She was wearing a burka, fully veiled.

[You were wearing your Birkenstocks, pony-tailed.]

No one was openly harassing her, but . . .

[. . . but I'm going to complain about them anyway.]

people were just avoiding her, while snickering behind her back.

[Actually, they were snickering at YOU, you DUmmie!]

No one would look at her, and when she sought help from a stock boy, he acted as if she were invisible.

[So she turned to you, Birkenstock boy.]

I had no idea what to do. . . .

[You are a DUmmie, after all.]

so I summoned up the sole bit of Arabic I know, approached her, and said, "As-Salaam-Alaikum". . . .

[Which means, "What an ass like I am."]

(Peace be unto you).

[Piss be upon you.]

All I could see were her eyes, but at that moment those eyes conveyed more genuine emotion than Glenn Beck at his weepy worst.

[Her eyes were tearing up from your smelly clothes.]

I thought for a moment she was going to hug me.

[That, or behead you.]

Of course, she did not, but she responded with the traditional "Alaikum salaam".

["Leave me alone, you slimeball."]

At that point all I could do was shrug and tell her, "That's all I know". She simply nodded her head and said, "Thank you."

["Thank you, I'm glad you will be going away now."]

The entire encounter took maybe 30 seconds, but I can't stop thinking about it.

[I can't stop thinking about what a noble progressive I was! Tolerant, open-minded. . . . And now I want you guys to praise me! Please begin . . .]

ah, hugs. a little piece of beauty in a whole lot of ugly.

[Bravo, DUmmie 11 Bravo!]

She's as much a victim of her religion as her religion is of the Beck/Limbaugh troglodytes. Without the perpetuation of 8th century desert mythologies she wouldn't be mandated to wear that ridiculous and imprisoning burka nonsense.

[All religion, BAD! DUmmie Codeine moves quickly to the Moral Equivalence Gambit.]

what if she is wearing it by choice ? this is in america isn't it ?

[Squirm, DUmmies, squirm!]

I would support a ban on burqas.

[Burqa's Law.]

Better to condemn the practice . . . than to pass a blanket ban on full-body veils.

[Let's have a blanket ban on banning blankets.]

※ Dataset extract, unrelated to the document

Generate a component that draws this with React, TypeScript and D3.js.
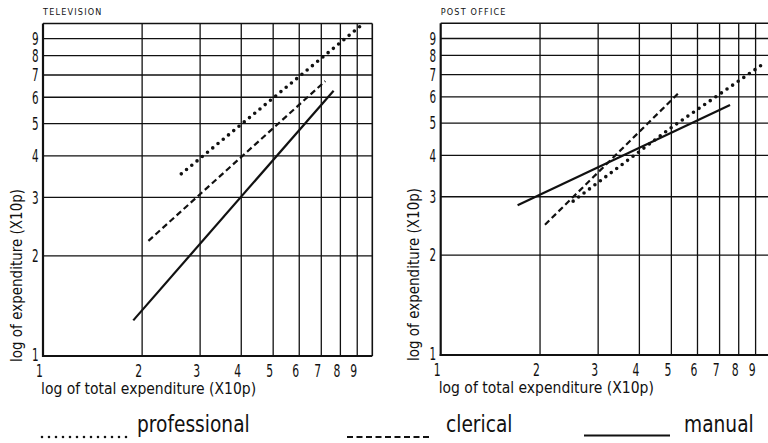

I would hope for your consistency and that you would support a ban on breast implants, tanning salons, anorexia, daisy dukes, micro-mini skirts, halter tops, ect.

[Let's ban ALL clothing!]

I don't even know where to begin to address your ignorance.

[345 DUmmieland Lane . . .]

"Daisy Dukes", "miniskirts" "haltertops"..... to you I say, **** off, because I will wear them if I want to.

[benburch is STEAMED!]

I go check the mail in pajamas and bunny ears, and if it's hot outside, I water the plants wearing a bikini.

[ben, please. . . .]

A vagina is not a replacement for a brain.

[Words to live by.]

Maybe you need to get over yourself and not try to tell females how they SHOULD FEEL.

[Oh, how the DUmmies are squirming!]

This is a complex issue, with layer upon layer and yes, many of us are like fish and water. . . .

[All wet.]

how about those who want to hang out naked?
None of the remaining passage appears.